First, I am not counting cycles. I am measuring average performance
over large number of runs on data that isn't same on each successive
run. Slowest and fastest runs are always dropped so that random
fluctiation is eliminated. Additionally, each test string is tested
with different start offsets so that different alignment cases are
tested and different "leftover" cases are tested.

The same code works as regression test, too. :)

/*
So unless you're writing the code to run on a specific rev of a
specific CPU, shaving one or two clock cycles off the execution time of
an algorithm is a real waste of time.
*/

In production code I rarely do this, I write pretty good code already
off the bat anyway. But this is for fun, dude, you think Usenet is
where my work is at? ;-)

/*
over and over again, the more reasonable question to ask is "why aren't
all these people using a better data structure that makes string
operations more efficient?" (e.g., including the length as part of the
*/

Apperently you haven't read the whole thread. I think it was me, who
suggested that storing length of the string into the string object is
way to go, multiple times infact. Here's the string class, actually:

http://www.liimatta.org/misc/string.hpp

It is using template meta programming for string operations, I wrote
this as experiment on the topic in 2003, the basic principle is that
when we have expression:

string bla = a + b + c + d + e ...;

The object on right side is type tree (look at expr_string template),
the right and left nodes are trees, which store the operans of each
side. This tree will be "unbalanced" as we don't have parenthesis,
however that isn't a problem as the tree is traversed only once (the
assignment evaluates the tree) and inserts are always O(1).

What this enables is that the "length" of the whole tree is known at
evaluation time in linear time O(n) (this could be possible to improve
but I weren't arsed as I don't believe optimizing what doesn't
require).

After the length is known, each node in the tree is basicly
block-copied into the slot in the left sidehand argument object. No
temporary string objects are created for each successive + operator
like with traditional string (object) implementation.

/*
the idea of simply recompiling old programs that don't know any better
and having them run faster, but the truth is that if people would
simply stop using zstrings (except for interface with OSes and other
code that uses them) and employ a better internal data structure, the
*/

The internal data structure still needs initialization, string's
lengths are very often needed. Lazy Evaluation of them invokes branch
for every instance of use of the information, which I already explained
in this thread. There's tradeoff being made between different usage
patterns.

/*
whole issue of the "fastest strlen" algorithm would go away. If people
would use reference counters and pointers, then worrying about the
"fastest block move operation" would diminish, too.
*/

I am not interested in "fast strlen" per-se, I am interested in
discussing the futility of optimizing it in *assembler* when the
performance difference is neglible. I first said that it's not such a
bright idea, just using kinder words. Then I went out my usual trouble
to put my code where my mouth is, done, as stated I don't talk *** and
can backup my opinion with facts.

/*
As the old saying goes - get the algorithm (and, presumably, data
structure) right *FIRST*.
*/

Well, ofcourse, you are talking to the guy who proposed that three days
before you..

After that is done, order of doubling the performance is still pretty
cute for being just petty implementation detail. I want to emphasize
the fact that I find it mostly cute that someone wants to stick to
assembly code, which isn't portable and for all practical purposes
equivalent performance to C++ code that does the same thing.

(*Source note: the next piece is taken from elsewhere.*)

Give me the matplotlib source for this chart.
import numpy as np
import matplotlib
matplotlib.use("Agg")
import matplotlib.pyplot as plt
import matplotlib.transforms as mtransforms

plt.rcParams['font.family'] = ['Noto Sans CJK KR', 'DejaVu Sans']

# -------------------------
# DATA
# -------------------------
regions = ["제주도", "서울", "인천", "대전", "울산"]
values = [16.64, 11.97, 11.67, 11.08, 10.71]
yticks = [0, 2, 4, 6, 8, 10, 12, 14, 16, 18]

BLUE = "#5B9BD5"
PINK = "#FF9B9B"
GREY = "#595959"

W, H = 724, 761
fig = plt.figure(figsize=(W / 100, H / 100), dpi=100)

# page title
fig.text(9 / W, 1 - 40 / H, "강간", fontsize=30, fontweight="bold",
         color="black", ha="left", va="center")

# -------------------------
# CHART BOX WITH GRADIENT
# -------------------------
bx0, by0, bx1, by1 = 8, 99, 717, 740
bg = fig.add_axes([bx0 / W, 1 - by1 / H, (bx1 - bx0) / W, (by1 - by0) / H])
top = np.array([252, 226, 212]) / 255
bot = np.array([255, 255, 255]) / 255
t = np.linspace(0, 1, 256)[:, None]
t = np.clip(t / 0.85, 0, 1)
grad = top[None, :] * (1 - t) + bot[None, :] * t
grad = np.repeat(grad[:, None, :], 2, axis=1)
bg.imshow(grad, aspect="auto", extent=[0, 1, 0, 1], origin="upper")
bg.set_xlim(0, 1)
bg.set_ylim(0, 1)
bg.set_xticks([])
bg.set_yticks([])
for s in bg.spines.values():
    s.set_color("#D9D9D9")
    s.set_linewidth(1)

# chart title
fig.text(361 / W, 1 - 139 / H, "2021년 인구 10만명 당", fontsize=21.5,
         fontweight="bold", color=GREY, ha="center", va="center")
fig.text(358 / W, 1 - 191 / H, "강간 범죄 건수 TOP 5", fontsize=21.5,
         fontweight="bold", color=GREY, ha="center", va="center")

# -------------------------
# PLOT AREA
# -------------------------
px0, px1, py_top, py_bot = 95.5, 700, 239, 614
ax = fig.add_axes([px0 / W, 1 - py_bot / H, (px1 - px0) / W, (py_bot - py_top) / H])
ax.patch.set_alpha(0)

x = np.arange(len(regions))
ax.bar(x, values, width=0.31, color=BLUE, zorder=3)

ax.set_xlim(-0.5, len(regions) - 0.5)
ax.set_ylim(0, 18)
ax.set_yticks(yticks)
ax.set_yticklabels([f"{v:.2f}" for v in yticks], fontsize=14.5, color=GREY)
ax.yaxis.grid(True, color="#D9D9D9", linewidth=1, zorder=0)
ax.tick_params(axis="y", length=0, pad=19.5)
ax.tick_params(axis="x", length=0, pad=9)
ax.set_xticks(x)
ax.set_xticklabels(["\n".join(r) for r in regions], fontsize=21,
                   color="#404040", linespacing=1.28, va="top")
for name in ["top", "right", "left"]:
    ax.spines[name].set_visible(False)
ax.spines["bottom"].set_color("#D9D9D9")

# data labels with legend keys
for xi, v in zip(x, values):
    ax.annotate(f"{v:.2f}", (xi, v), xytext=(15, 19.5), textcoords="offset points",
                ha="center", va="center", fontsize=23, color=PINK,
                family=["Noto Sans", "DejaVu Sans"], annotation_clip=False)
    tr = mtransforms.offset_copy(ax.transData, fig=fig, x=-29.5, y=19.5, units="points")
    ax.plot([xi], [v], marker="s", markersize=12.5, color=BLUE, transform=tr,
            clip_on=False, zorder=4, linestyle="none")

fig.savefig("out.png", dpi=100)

For the record, I'm not a big fan of writing software in assembly, I am
a big fan in understanding assembly on platforms I work on so that I
understand how to craft my code. The assumption is that the
optimizations the compiler implements don't suck, such as constant
propagation, dead code elimination, common subexpression elimination,
spilling and what not. That is, when such things matter.

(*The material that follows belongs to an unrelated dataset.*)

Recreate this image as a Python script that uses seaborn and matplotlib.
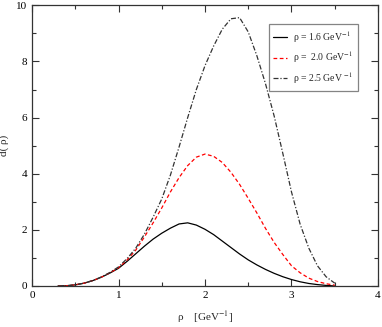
import pandas as pd
import numpy as np
import matplotlib
matplotlib.use('Agg')
import matplotlib.pyplot as plt
import seaborn as sns

# 곡선 데이터
rho = [0.3, 0.4, 0.5, 0.6, 0.7, 0.8, 0.9, 1.0, 1.1, 1.2, 1.3, 1.4, 1.5, 1.6, 1.7, 1.8, 1.9,
       2.0, 2.1, 2.2, 2.3, 2.4, 2.5, 2.6, 2.7, 2.8, 2.9, 3.0, 3.1, 3.2, 3.3, 3.4, 3.5]

d_16 = [0.00, 0.01, 0.04, 0.10, 0.19, 0.31, 0.46, 0.63, 0.88, 1.15, 1.42, 1.67, 1.88, 2.06, 2.21, 2.25, 2.17,
        2.02, 1.83, 1.60, 1.37, 1.14, 0.93, 0.75, 0.59, 0.45, 0.33, 0.23, 0.15, 0.09, 0.05, 0.02, 0.00]

d_20 = [0.00, 0.01, 0.04, 0.10, 0.19, 0.31, 0.47, 0.65, 0.93, 1.28, 1.75, 2.25, 2.78, 3.35, 3.86, 4.29, 4.59,
        4.70, 4.62, 4.40, 4.05, 3.62, 3.12, 2.60, 2.05, 1.55, 1.12, 0.72, 0.47, 0.28, 0.16, 0.08, 0.03]

d_25 = [0.00, 0.01, 0.04, 0.10, 0.19, 0.32, 0.48, 0.68, 0.98, 1.35, 1.85, 2.45, 3.10, 3.95, 4.95, 6.00, 7.00,
        7.85, 8.55, 9.15, 9.52, 9.56, 9.05, 8.20, 7.20, 6.05, 4.72, 3.35, 2.20, 1.35, 0.72, 0.33, 0.10]

labels = ['ρ = 1.6 GeV$^{-1}$', 'ρ =  2.0 GeV$^{-1}$', 'ρ = 2.5 GeV $^{-1}$']

sns.set_style('ticks')
plt.rcParams['font.family'] = ['Liberation Serif', 'DejaVu Serif']
plt.rcParams['mathtext.fontset'] = 'stix'

fig = plt.figure(figsize=(3.82, 3.27), dpi=100)
ax = fig.add_axes([0.0838, 0.1254, 0.9057, 0.8584])

sns.lineplot(x=rho, y=d_16, color='black', linewidth=0.9, label=labels[0], ax=ax)
sns.lineplot(x=rho, y=d_20, color='red', linewidth=0.9, linestyle=(0, (3, 2)), label=labels[1], ax=ax)
sns.lineplot(x=rho, y=d_25, color='#333333', linewidth=0.9, linestyle=(0, (4, 1.5, 1, 1.5)), label=labels[2], ax=ax)

ax.set_xlim(0, 4)
ax.set_ylim(0, 10)
ax.set_xticks([0, 1, 2, 3, 4])
ax.set_yticks([0, 2, 4, 6, 8, 10])
ax.xaxis.set_minor_locator(matplotlib.ticker.MultipleLocator(0.5))
ax.yaxis.set_minor_locator(matplotlib.ticker.MultipleLocator(1))
ax.tick_params(which='both', direction='in', top=True, right=True, labelsize=8, colors='#333333', labelcolor='black')
ax.tick_params(which='major', length=5, width=0.8)
ax.tick_params(which='minor', length=3, width=0.8)
for s in ax.spines.values():
    s.set_color('#333333')
    s.set_linewidth(0.9)

ax.set_xlabel('ρ    [GeV$^{-1}$]', fontsize=8, labelpad=7)
ax.set_ylabel('d( ρ)', fontsize=8, labelpad=5)

leg = ax.legend(loc='upper right', bbox_to_anchor=(0.942, 0.932), borderaxespad=0, fontsize=7, frameon=True,
                fancybox=False, handlelength=1.4, handletextpad=0.6, borderpad=0.5, labelspacing=0.5,
                edgecolor='#666666')
leg.get_frame().set_linewidth(0.9)

fig.savefig('out.png', dpi=100)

They rarely do, as a matter of fact, as only fraction of code is time
critical. I'd go as far as to say that if strlen() speed is time
critical there is something seriously wrong with the design. However,
that isn' the POINT of this thread. It is (for me) about higher level
languages not necessarily implying inefficient, or slow.. or assembly
automatically being synonymous with fast.

The way I see it is that C is portable assembler, which makes it a jack
of all trades but master of none. But in this case it doesn't hurt the
performance, as can be seen the beginning of the code is nearly
identical when compiled. The only real difference is in the end,
because I cannot express "subtract with borrow" concept in C, therefore
I crafted alternative which is nearly same performance in practise.. it
ONLY adds little constant overhead, but the innerloop is, well, same.

Also, I could unroll the C++ innerloop but I won't do it because I
think it is not a particularly good idea in this case.

.